* Requirements:
Copy out the listing that follows exactly, dropping every picture.

== Given data

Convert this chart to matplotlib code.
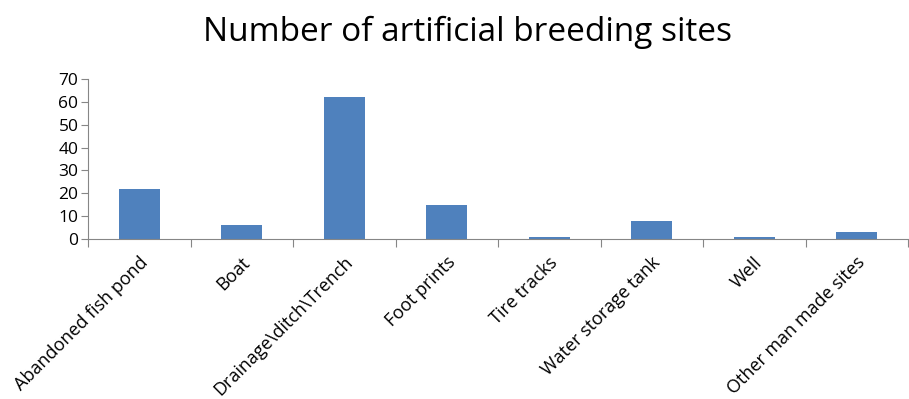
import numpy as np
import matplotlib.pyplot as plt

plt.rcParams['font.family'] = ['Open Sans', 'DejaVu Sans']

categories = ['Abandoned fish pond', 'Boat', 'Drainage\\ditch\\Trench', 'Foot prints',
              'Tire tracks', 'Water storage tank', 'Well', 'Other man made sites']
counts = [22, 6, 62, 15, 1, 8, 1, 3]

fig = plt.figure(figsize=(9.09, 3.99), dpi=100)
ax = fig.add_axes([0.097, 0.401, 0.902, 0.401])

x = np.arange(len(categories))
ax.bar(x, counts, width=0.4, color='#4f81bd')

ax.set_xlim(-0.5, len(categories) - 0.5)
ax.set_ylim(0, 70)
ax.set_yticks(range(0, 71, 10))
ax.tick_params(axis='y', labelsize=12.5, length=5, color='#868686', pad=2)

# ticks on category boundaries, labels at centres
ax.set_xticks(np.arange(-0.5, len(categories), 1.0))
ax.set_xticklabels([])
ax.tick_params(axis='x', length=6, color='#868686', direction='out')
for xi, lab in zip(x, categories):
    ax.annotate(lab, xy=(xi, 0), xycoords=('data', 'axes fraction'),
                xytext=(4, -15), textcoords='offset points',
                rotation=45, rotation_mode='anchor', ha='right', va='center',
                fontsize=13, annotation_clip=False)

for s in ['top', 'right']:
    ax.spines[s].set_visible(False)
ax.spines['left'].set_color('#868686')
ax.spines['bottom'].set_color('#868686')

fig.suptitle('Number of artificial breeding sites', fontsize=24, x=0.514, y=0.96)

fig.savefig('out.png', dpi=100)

====

* Answer to this problem:
Convert this chart to matplotlib code.
import numpy as np
import matplotlib.pyplot as plt

plt.rcParams['font.family'] = ['Open Sans', 'DejaVu Sans']

categories = ['Abandoned fish pond', 'Boat', 'Drainage\\ditch\\Trench', 'Foot prints',
              'Tire tracks', 'Water storage tank', 'Well', 'Other man made sites']
counts = [22, 6, 62, 15, 1, 8, 1, 3]

fig = plt.figure(figsize=(9.09, 3.99), dpi=100)
ax = fig.add_axes([0.097, 0.401, 0.902, 0.401])

x = np.arange(len(categories))
ax.bar(x, counts, width=0.4, color='#4f81bd')

ax.set_xlim(-0.5, len(categories) - 0.5)
ax.set_ylim(0, 70)
ax.set_yticks(range(0, 71, 10))
ax.tick_params(axis='y', labelsize=12.5, length=5, color='#868686', pad=2)

# ticks on category boundaries, labels at centres
ax.set_xticks(np.arange(-0.5, len(categories), 1.0))
ax.set_xticklabels([])
ax.tick_params(axis='x', length=6, color='#868686', direction='out')
for xi, lab in zip(x, categories):
    ax.annotate(lab, xy=(xi, 0), xycoords=('data', 'axes fraction'),
                xytext=(4, -15), textcoords='offset points',
                rotation=45, rotation_mode='anchor', ha='right', va='center',
                fontsize=13, annotation_clip=False)

for s in ['top', 'right']:
    ax.spines[s].set_visible(False)
ax.spines['left'].set_color('#868686')
ax.spines['bottom'].set_color('#868686')

fig.suptitle('Number of artificial breeding sites', fontsize=24, x=0.514, y=0.96)

fig.savefig('out.png', dpi=100)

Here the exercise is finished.